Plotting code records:
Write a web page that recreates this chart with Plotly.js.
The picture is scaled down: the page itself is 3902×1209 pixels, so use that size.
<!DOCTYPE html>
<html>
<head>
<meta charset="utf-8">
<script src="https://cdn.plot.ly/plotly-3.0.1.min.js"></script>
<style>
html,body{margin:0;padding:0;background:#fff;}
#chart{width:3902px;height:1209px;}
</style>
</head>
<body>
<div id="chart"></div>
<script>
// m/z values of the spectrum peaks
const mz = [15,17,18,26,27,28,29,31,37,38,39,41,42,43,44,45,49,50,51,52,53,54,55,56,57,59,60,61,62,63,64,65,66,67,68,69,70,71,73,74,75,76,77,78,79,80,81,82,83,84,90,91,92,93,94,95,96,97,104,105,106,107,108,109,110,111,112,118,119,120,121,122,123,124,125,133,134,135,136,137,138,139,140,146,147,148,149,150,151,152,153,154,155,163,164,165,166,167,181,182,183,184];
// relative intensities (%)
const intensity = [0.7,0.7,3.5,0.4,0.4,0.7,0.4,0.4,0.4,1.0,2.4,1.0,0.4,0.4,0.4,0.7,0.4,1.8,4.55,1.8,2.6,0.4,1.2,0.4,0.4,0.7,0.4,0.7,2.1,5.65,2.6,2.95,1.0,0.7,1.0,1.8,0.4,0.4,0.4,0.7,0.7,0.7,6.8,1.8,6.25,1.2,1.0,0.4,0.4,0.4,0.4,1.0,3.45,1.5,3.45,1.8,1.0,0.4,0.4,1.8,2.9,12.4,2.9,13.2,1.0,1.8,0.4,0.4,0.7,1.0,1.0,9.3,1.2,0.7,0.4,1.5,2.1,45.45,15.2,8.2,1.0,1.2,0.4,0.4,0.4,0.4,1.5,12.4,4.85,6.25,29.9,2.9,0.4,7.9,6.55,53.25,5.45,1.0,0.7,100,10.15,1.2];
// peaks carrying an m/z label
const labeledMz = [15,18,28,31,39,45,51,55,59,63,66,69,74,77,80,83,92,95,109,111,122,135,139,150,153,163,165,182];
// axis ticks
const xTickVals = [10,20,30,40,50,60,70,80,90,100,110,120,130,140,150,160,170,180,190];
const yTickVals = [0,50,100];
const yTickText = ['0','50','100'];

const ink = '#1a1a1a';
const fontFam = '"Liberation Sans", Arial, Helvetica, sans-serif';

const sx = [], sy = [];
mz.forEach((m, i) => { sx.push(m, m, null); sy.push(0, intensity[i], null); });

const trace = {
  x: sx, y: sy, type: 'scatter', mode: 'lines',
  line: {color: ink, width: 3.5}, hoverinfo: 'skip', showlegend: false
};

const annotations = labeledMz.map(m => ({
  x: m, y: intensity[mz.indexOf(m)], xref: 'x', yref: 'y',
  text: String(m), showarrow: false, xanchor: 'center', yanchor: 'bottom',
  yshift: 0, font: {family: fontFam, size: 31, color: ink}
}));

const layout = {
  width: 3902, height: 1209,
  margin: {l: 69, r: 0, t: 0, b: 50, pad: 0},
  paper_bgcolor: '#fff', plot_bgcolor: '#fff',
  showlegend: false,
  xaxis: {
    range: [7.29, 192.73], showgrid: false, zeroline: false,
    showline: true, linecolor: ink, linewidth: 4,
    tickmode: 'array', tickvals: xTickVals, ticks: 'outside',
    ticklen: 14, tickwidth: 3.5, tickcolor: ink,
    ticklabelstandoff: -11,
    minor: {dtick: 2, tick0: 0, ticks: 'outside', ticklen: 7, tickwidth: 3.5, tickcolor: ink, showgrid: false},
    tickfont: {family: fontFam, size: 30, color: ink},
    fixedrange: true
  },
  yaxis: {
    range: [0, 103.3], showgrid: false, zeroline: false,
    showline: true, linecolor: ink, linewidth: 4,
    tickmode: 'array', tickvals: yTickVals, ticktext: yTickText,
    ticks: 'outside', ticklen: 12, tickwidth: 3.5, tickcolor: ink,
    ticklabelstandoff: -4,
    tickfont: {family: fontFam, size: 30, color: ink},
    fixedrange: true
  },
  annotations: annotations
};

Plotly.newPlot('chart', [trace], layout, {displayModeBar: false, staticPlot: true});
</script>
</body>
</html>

---

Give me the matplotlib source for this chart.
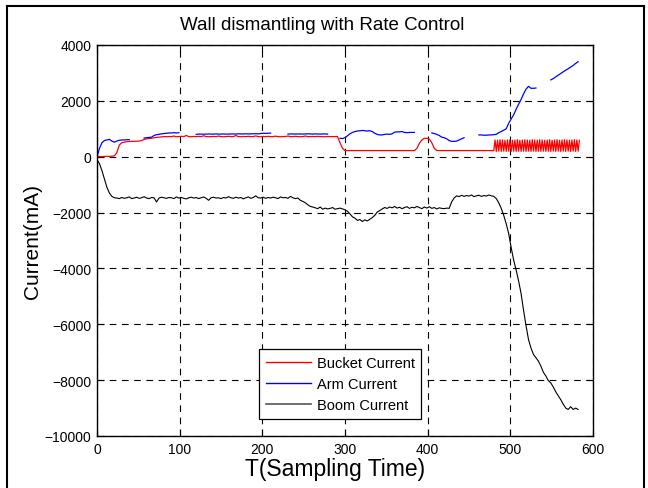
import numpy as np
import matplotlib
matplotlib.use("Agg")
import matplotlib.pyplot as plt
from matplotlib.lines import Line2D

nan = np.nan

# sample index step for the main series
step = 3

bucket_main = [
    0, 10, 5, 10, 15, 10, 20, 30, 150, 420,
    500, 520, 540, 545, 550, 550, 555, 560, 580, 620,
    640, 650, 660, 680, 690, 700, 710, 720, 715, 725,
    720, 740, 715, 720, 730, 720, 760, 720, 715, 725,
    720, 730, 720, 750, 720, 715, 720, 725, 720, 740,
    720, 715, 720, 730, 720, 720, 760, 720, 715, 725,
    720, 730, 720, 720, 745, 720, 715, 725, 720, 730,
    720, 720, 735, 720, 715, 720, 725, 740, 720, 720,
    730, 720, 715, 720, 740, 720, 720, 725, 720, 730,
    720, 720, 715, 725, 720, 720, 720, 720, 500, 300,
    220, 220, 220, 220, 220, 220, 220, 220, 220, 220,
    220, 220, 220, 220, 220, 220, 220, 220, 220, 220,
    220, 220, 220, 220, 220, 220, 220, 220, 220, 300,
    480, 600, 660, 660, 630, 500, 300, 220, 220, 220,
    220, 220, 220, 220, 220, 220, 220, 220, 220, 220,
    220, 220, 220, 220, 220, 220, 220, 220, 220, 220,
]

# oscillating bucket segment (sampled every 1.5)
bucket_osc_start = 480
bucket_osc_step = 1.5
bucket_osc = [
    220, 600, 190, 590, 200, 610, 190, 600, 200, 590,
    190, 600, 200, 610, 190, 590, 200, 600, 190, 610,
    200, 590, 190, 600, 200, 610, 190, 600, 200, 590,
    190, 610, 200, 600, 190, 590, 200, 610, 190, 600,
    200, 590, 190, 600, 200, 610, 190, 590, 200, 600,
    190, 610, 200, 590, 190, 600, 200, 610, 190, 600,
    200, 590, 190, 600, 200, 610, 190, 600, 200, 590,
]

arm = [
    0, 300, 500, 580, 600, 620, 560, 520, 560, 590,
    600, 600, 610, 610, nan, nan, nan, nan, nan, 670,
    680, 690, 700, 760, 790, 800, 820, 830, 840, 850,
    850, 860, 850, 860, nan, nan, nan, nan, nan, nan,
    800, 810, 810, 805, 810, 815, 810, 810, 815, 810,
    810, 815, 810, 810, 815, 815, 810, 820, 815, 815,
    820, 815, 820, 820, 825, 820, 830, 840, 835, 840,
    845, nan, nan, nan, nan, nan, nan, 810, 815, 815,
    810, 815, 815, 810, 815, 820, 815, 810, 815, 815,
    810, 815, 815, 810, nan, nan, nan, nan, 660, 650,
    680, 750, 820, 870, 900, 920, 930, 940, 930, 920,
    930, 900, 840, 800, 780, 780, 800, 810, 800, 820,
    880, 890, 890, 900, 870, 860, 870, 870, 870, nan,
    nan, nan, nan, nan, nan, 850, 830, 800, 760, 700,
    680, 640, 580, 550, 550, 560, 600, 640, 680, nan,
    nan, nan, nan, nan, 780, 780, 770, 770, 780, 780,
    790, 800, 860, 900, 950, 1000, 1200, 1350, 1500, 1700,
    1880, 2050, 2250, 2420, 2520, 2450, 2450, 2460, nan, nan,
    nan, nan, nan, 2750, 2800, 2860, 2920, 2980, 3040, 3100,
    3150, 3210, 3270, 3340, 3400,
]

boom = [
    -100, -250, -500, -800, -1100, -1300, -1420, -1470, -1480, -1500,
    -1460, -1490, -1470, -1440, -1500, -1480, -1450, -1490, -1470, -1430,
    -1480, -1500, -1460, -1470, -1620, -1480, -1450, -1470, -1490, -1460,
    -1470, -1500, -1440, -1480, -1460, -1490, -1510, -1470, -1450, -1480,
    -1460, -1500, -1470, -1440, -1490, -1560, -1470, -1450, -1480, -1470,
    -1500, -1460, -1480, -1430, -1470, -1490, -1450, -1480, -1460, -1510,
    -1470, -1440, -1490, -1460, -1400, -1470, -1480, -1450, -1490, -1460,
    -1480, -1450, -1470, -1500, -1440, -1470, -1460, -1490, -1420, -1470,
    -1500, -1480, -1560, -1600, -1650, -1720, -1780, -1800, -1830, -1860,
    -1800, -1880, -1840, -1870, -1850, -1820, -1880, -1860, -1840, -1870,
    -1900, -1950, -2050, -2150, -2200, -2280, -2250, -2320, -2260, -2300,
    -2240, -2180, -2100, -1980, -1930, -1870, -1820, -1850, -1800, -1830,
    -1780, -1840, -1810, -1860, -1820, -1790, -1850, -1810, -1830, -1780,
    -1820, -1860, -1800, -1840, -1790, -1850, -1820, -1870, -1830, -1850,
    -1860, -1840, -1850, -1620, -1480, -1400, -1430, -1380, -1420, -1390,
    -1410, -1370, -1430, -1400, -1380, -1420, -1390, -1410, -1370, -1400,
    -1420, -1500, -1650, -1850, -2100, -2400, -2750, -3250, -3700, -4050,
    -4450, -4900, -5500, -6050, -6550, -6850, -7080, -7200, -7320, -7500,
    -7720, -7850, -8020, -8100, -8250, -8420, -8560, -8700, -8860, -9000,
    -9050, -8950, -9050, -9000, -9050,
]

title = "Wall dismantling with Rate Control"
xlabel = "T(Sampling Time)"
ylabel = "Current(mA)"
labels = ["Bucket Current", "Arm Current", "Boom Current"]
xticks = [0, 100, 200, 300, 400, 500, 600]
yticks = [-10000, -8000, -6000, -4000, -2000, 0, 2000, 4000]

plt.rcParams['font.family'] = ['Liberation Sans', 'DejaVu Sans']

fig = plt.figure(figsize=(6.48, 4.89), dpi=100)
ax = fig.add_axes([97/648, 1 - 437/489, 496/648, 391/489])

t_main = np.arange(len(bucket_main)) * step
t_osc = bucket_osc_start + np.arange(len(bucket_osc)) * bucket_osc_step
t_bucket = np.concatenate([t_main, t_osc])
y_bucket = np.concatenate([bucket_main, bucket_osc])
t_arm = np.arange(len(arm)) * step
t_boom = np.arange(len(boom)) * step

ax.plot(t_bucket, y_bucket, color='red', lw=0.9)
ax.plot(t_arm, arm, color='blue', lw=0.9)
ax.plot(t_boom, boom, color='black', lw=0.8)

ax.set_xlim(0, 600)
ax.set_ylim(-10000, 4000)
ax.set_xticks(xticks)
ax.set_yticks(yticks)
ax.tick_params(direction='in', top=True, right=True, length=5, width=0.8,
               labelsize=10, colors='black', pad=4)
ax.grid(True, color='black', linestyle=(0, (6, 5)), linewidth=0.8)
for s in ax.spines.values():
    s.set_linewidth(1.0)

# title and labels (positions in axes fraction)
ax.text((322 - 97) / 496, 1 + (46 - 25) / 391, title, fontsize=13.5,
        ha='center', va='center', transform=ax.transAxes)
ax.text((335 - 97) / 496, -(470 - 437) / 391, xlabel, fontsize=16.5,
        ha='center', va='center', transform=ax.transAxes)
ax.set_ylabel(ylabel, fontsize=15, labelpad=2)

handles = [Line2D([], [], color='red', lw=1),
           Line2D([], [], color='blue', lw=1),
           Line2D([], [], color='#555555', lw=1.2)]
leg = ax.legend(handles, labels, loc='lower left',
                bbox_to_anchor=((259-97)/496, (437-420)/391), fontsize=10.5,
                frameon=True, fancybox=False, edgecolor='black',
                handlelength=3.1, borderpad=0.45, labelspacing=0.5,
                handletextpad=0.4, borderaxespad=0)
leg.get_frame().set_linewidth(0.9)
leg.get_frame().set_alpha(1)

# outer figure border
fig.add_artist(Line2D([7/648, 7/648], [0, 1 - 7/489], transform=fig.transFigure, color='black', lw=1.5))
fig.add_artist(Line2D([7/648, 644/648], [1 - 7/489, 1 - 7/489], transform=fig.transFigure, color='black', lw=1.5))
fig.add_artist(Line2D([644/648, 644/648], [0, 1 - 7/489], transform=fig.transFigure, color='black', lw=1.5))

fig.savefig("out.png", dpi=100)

...

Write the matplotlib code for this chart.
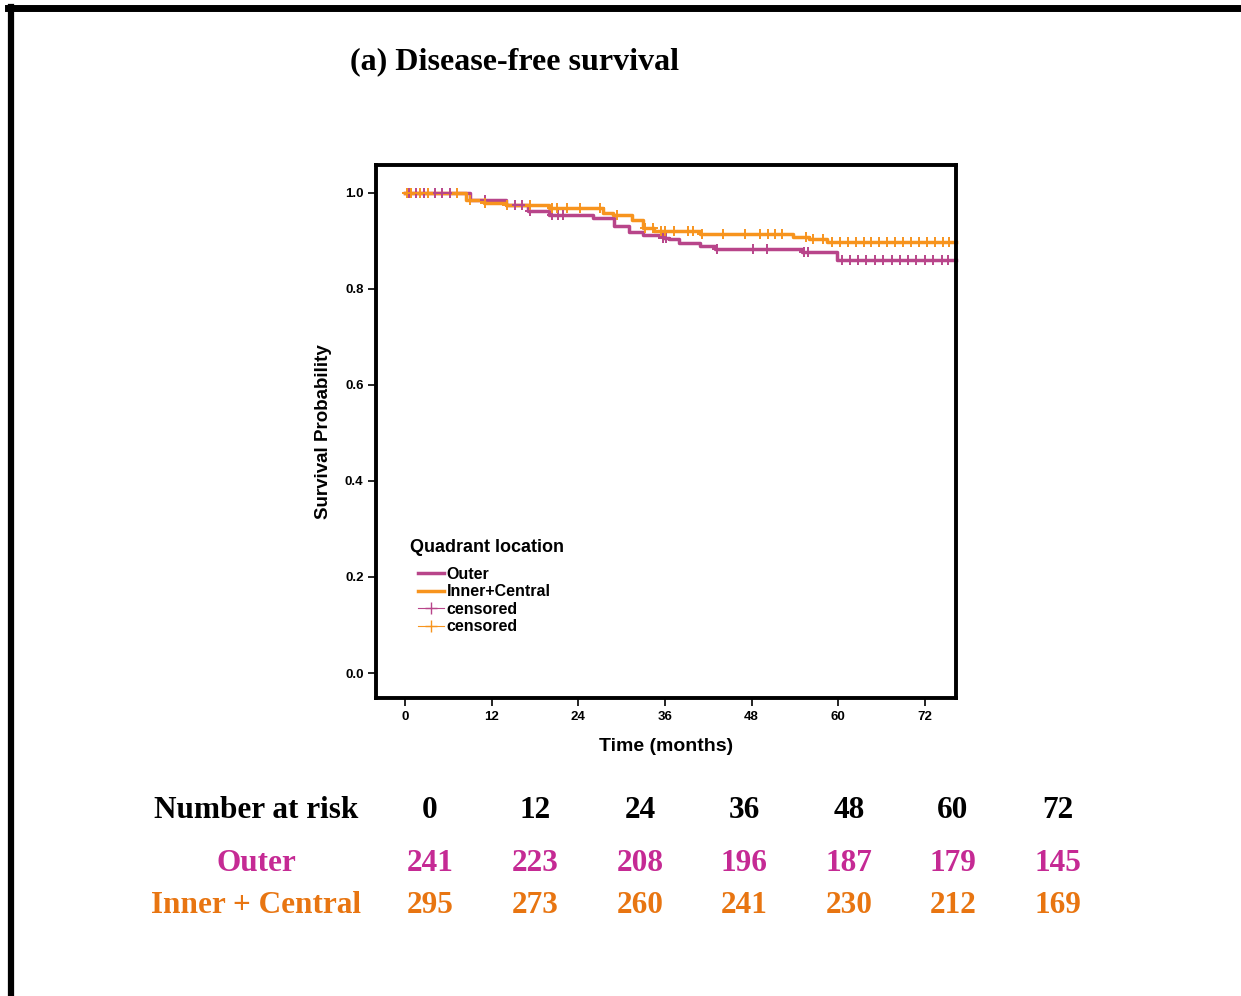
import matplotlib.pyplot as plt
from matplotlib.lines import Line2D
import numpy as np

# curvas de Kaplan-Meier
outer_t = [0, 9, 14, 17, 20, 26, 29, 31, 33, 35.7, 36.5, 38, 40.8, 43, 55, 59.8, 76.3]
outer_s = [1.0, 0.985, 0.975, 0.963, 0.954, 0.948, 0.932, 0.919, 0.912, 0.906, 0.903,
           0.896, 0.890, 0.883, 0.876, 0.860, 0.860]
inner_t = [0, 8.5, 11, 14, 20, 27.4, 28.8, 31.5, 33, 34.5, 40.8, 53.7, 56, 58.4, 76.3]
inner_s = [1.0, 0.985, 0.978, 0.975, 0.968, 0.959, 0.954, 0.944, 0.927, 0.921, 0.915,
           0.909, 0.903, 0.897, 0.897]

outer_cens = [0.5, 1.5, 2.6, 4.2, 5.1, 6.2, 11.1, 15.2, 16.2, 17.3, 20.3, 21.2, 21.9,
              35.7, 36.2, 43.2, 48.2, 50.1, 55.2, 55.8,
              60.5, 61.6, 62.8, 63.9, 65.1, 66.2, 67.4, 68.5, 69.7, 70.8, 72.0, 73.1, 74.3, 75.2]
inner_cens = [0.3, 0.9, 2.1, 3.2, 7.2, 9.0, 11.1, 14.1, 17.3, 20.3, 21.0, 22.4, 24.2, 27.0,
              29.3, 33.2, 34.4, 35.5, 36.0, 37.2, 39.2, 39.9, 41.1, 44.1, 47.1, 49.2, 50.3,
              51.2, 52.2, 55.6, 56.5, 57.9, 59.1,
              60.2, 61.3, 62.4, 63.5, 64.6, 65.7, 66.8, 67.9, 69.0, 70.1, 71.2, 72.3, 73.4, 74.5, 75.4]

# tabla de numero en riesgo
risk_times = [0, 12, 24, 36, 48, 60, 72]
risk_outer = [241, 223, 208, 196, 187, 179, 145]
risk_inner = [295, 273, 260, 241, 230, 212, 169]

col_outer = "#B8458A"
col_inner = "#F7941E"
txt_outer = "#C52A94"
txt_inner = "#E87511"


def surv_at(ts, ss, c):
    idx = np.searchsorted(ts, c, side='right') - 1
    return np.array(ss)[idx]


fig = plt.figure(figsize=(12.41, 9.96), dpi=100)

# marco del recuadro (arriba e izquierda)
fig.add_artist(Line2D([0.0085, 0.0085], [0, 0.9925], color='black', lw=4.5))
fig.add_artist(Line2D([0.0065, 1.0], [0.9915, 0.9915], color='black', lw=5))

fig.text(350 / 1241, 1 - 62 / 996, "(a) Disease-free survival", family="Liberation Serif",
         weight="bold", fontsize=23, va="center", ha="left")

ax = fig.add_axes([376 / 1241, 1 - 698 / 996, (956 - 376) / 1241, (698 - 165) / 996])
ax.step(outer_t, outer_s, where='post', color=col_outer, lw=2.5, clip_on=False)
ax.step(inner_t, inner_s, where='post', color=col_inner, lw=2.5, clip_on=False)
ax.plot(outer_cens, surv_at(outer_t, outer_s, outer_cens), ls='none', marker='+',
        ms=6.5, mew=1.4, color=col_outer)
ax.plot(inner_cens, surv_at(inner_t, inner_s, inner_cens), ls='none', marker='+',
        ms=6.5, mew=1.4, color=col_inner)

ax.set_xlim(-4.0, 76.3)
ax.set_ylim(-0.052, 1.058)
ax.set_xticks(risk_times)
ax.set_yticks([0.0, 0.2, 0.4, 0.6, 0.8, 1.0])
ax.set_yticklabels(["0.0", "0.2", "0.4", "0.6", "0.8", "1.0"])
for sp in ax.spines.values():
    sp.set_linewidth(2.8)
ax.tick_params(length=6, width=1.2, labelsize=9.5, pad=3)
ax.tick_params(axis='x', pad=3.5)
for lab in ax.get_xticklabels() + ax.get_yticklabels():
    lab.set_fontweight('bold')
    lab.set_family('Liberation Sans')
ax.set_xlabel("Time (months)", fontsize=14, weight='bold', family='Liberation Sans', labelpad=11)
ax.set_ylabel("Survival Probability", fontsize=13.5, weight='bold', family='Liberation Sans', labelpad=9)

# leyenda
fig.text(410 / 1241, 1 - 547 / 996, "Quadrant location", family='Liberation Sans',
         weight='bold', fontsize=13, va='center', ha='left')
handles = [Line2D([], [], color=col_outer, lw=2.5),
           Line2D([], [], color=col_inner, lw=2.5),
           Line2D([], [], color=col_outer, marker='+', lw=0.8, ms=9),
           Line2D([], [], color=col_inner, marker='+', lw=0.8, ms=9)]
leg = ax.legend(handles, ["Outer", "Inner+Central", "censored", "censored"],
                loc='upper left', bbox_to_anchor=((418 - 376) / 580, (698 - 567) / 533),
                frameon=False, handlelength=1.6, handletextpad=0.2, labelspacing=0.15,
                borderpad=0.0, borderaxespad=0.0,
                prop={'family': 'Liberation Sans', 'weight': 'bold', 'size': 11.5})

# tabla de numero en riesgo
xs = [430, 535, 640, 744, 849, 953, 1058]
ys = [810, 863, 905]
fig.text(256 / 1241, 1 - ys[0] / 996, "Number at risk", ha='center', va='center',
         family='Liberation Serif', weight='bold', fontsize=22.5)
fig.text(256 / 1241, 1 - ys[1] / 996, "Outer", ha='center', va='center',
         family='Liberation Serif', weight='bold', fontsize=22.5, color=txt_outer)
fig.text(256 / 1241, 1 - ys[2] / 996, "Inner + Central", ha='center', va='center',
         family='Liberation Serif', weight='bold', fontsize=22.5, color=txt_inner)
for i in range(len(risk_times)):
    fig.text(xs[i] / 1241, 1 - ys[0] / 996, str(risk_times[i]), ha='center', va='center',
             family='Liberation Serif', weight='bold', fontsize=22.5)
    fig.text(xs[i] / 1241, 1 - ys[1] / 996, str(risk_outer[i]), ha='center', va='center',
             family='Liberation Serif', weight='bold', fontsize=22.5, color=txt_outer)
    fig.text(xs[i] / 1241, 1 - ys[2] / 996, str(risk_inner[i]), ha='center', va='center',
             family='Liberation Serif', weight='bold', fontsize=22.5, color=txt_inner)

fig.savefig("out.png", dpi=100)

WHAT YOU ARE ASKED TO DO →
Would you quote everything above from the line containing "Write a web" down to the line containing "Arial, Helvetica, sans-serif';"? Include both of those lines and nothing else.

REPLY →
Write a web page that recreates this chart with Plotly.js.
The picture is scaled down: the page itself is 3902×1209 pixels, so use that size.
<!DOCTYPE html>
<html>
<head>
<meta charset="utf-8">
<script src="https://cdn.plot.ly/plotly-3.0.1.min.js"></script>
<style>
html,body{margin:0;padding:0;background:#fff;}
#chart{width:3902px;height:1209px;}
</style>
</head>
<body>
<div id="chart"></div>
<script>
// m/z values of the spectrum peaks
const mz = [15,17,18,26,27,28,29,31,37,38,39,41,42,43,44,45,49,50,51,52,53,54,55,56,57,59,60,61,62,63,64,65,66,67,68,69,70,71,73,74,75,76,77,78,79,80,81,82,83,84,90,91,92,93,94,95,96,97,104,105,106,107,108,109,110,111,112,118,119,120,121,122,123,124,125,133,134,135,136,137,138,139,140,146,147,148,149,150,151,152,153,154,155,163,164,165,166,167,181,182,183,184];
// relative intensities (%)
const intensity = [0.7,0.7,3.5,0.4,0.4,0.7,0.4,0.4,0.4,1.0,2.4,1.0,0.4,0.4,0.4,0.7,0.4,1.8,4.55,1.8,2.6,0.4,1.2,0.4,0.4,0.7,0.4,0.7,2.1,5.65,2.6,2.95,1.0,0.7,1.0,1.8,0.4,0.4,0.4,0.7,0.7,0.7,6.8,1.8,6.25,1.2,1.0,0.4,0.4,0.4,0.4,1.0,3.45,1.5,3.45,1.8,1.0,0.4,0.4,1.8,2.9,12.4,2.9,13.2,1.0,1.8,0.4,0.4,0.7,1.0,1.0,9.3,1.2,0.7,0.4,1.5,2.1,45.45,15.2,8.2,1.0,1.2,0.4,0.4,0.4,0.4,1.5,12.4,4.85,6.25,29.9,2.9,0.4,7.9,6.55,53.25,5.45,1.0,0.7,100,10.15,1.2];
// peaks carrying an m/z label
const labeledMz = [15,18,28,31,39,45,51,55,59,63,66,69,74,77,80,83,92,95,109,111,122,135,139,150,153,163,165,182];
// axis ticks
const xTickVals = [10,20,30,40,50,60,70,80,90,100,110,120,130,140,150,160,170,180,190];
const yTickVals = [0,50,100];
const yTickText = ['0','50','100'];

const ink = '#1a1a1a';
const fontFam = '"Liberation Sans", Arial, Helvetica, sans-serif';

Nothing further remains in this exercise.